Install and configure FTP for 4.3

I only found one manual for 4.1 and many things that are available in 4.3 don’t fit.

I installed univention-ftp. But how to connect this to the users, how to set up rights for certain directories etc. seems to be different.

Hey,

well, it isn’t that hard. Installing univention-ftp will do two things:

  1. It pulls in the actual FTP server package, proftpd.
  2. It opens the required ports in the firewall.

proftpd's default configuration uses PAM for authenticating users. The default configuration for FTP-with-PAM uses Univention’s Config Registry variables for restricting access to the service. By default only members of the Domain Admins group are allowed to connect. You can change that by modifying the corresponding UCR variables. For example:

  • In order to make an exception for a single user janedoe, you can set auth/ftp/user/janedoe=yes. Similarly for whole groups (see the link above).
  • If you want all users to be able to connect, you can turn off the restrictions for FTP completely by setting auth/ftp/restrict=no.
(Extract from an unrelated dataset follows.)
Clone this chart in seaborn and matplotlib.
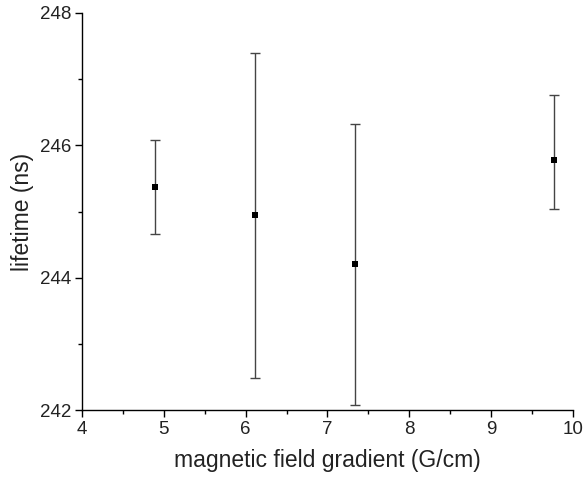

Permissions for files and directories are managed directly via file system permissions and ACLs. Alternatively you can modify the configuration for proftpd in order to allow or deny certain users and groups access to specific parts of the file system. This is outside of the scope of Univention, though. You can read up on proftpd's configuration over here.

Kind regards,
mosu

1 Like

I finally got around to dealing with it.
First of all I can log in now, but I only see a “windows-profiles”-directory.

I would like to assign the same directories and rights to the FTP users (there are only a few) that I created for the file shares of these users. What’s the most elegant way? I was hoping that this could be done via the UCS web interface, but I found nothing.

We had a lot of problems with FTP, e.g. with users connecting from Hotel WiFi. I can recommend to use Nextcloud or if you prefer a simpler and probably more secure solution mysecureshell as SFTP server (which can be installed using apt install mysecureshell).

As we have files sometimes bigger than 100MB ftp would be great. We do have a Nextcloud, but not with our smb-server and so there are only special files. What we need is a convinient way to access the shares with the same rights as local, but via ftp. So the question is: If I install sftp, how can I easily transfer the access-rights for a user to that.

Hey,

both proftpd and mysecureshell (and most likely other such programs) use the usual file system ACLs, meaning there’s nothing to transfer from proftpd to mysecureshell. Granted, you can configure proftpd a lot in order to limit what users can do, but judging from your posts you’re running proftpd’s default configuration, meaning there is indeed nothing to transfer.

But maybe I misunderstood your question. What exactly do you mean? How to manage which users may log in via that method?

Kind regards
mosu

It would be nice if it would be possible to give the access rights to the (s)ftp server that I have assigned to the users for the file shares (smb).
Then only define which users are allowed to access via (s)ftp.

Otherwise I would have to do this twice, i.e. set access rights for SMB and somewhere else which user can access which directory via FTP.

I would prefer it to be possible to manage this directly via the UCS interface, but that doesn’t seem to work?

I also don’t know yet how I can explain to the (s)ftp which directories a user is allowed to see. So far the home directory of the user opens after the logon and from there he cannot access the shares, which are not in his directory.

Translated with www.DeepL.com/Translator

Hey,

This isn’t possible with any FTP/SFTP/other server that I know of. Samba’s permissions (via its configuration) are used solely by Samba, by nothing else. There isn’t any other software whose permission model maps directly to Samba’s permission model either, making this a rather moot point.

No matter which other piece of server software you’ll use for this task, you won’t be able to manage that via the Univention Management Console.

This depends on which software you use as your SFTP server. With OpenSSH’s SFTP implementation, you don’t have a lot of knobs to tweak. Instead you rely on changing the user’s shell to something like the aforementioned mysecureshell which you can configure in turn. If you use a different SFTP server (e.g. proftpd which can not only to old FTP but SFTP as well), you may have a lot more control over permissions and such things.

I suggest you read up on the documentation for mysecureshell in order to get a feeling of what you can do with such software.

Kind regards
mosu

Ok … thats not what I like, but then I have to deal with it.